Some  More  on  Prayers  of  the  Faithful

 

In an article in the Brisbane Catholic paper, The Catholic Leader, the columnist who writes each week on Liturgy, Elizabeth Harrington, offered some comments on The Prayers of the Faithful or General Intercessions.  (The Catholic Leader, 25 February 2001)

 

Elizabeth Harrington is the education officer with the Brisbane archdiocesan Liturgical Commission.

 

She offers her observation that the Prayer of the Faithful is one of the most misunderstood and poorly celebrated elements of the Mass.

 

The point is made that the reader is not offering the prayer: the reader is merely announcing the intention. The whole congregation prays, in silence.

 

What should happen is this: the reader announces a topic or focal point about which the faithful pray in the silence that follows. Only then comes the cue (eg. Lord, hear us) and the community’s common response (eg Lord, hear our prayer).

 

“If there is no silence, then there is no prayer – just a list of statements,” Elizabeth says. This statement makes a good point, but it is stronger than the General Instruction of the Roman Missal in No. 47 which mentions the congregation making its petition “either by a common response after each petition or by silent prayer”. The simple method of framing petitions, as described in issues of NACP, combines an emphasis on silent prayer with the addition of a common, summary response.

 

At the end of the brief (but not too brief) period of silence after the announcement of the intention the reader gives the cue for the summary, united, prayerful declaration from the congregation.
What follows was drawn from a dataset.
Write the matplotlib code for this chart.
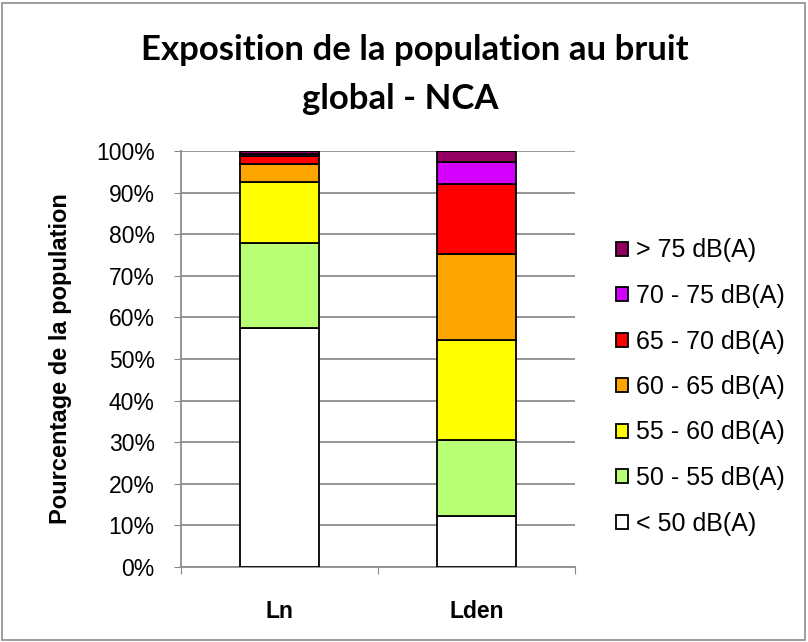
import numpy as np
import matplotlib.pyplot as plt
from matplotlib.patches import Rectangle

plt.rcParams['font.family'] = ['Liberation Sans', 'DejaVu Sans']

# Data (percent of population per noise band)
categories = ["Ln", "Lden"]
bands = ["< 50 dB(A)", "50 - 55 dB(A)", "55 - 60 dB(A)", "60 - 65 dB(A)",
         "65 - 70 dB(A)", "70 - 75 dB(A)", "> 75 dB(A)"]
ln_values = [57.4, 20.5, 14.7, 4.2, 2.0, 0.5, 0.7]
lden_values = [12.2, 18.3, 24.0, 20.7, 16.8, 5.3, 2.7]
colors = ["#FFFFFF", "#B9FF73", "#FFFF00", "#FFA500", "#FF0000", "#D400FF", "#910060"]

values = np.array([ln_values, lden_values]).T

fig = plt.figure(figsize=(8.08, 6.42), dpi=100)
ax = fig.add_axes([181/808, 1 - 567/642, 394/808, 416/642])

x = np.arange(len(categories))
bottom = np.zeros(len(categories))
for i, band in enumerate(bands):
    ax.bar(x, values[i], 0.4, bottom=bottom, color=colors[i],
           edgecolor="black", linewidth=1.3, label=band, zorder=3)
    bottom += values[i]

ax.set_xlim(-0.5, 1.5)
ax.set_ylim(0, 100)
ax.set_yticks(np.arange(0, 101, 10))
ax.set_yticklabels([f"{v}%" for v in range(0, 101, 10)], fontsize=16.5)
ax.set_xticks([-0.5, 0.5, 1.5], minor=False)
ax.set_xticklabels([])
ax.set_xticks(x, minor=True)
ax.set_xticklabels(categories, minor=True, fontsize=16.5, fontweight="bold")
ax.tick_params(axis="x", which="minor", length=0, pad=24)
ax.tick_params(axis="x", which="major", length=5, color="#888888", direction="out")
ax.tick_params(axis="y", length=5, color="#888888", direction="out", pad=14)
ax.grid(axis="y", color="#8C8C8C", linewidth=1.3, zorder=0)
for s in ["top", "right"]:
    ax.spines[s].set_visible(False)
for s in ["left", "bottom"]:
    ax.spines[s].set_color("#8C8C8C")
    ax.spines[s].set_linewidth(1.3)

ax.set_ylabel("Pourcentage de la population", fontsize=17, fontweight="bold", labelpad=17)

handles, labels = ax.get_legend_handles_labels()
leg = fig.legend(handles[::-1], labels[::-1], loc="upper left",
                 bbox_to_anchor=(598/808, 1 - 221/642), frameon=False,
                 fontsize=18, handlelength=0.5, handleheight=0.5,
                 handletextpad=0.3, labelspacing=0.86, borderpad=0.2)

fig.text(0.513, 1 - 50/642, "Exposition de la population au bruit",
         ha="center", va="center", fontsize=25, fontweight="bold", family=["Lato", "DejaVu Sans"])
fig.text(400/808, 1 - 99/642, "global - NCA",
         ha="center", va="center", fontsize=25, fontweight="bold", family=["Lato", "DejaVu Sans"])

fig.patches.append(Rectangle((2/808, 2/642), 803/808, 637/642, transform=fig.transFigure,
                             fill=False, edgecolor="#8C8C8C", linewidth=1.2))

fig.savefig("out.png", dpi=100)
In liturgically well-developed congregations a cantor could sing the cue and the congregation would sing the prayerful, all-embracing invocation.

 

Please God, there will never be a political petition along the lines of “May Joe Blogs have an outright victory in next Saturday’s election.”   A legitimate intention could be: “Next Saturday we go to the polls for the State election.”    silence      Lord, hear us.    Lord, hear our prayer.

 

 

The petitions in the Prayer of the Faithful bring the concerns of daily life into the official prayer of the Sunday Liturgy. These concerns relate to what is happening in the universal Church and in the world at this time. Obviously the concerns of the local community about local community matters can also be voiced, as well as intentions for those oppressed by any need. (See General Instruction Nos. 45 & 46) Such petitions cannot be found in a book written years previously in another country. At best, when properly constructed, such texts sometimes offer useful models to imitate.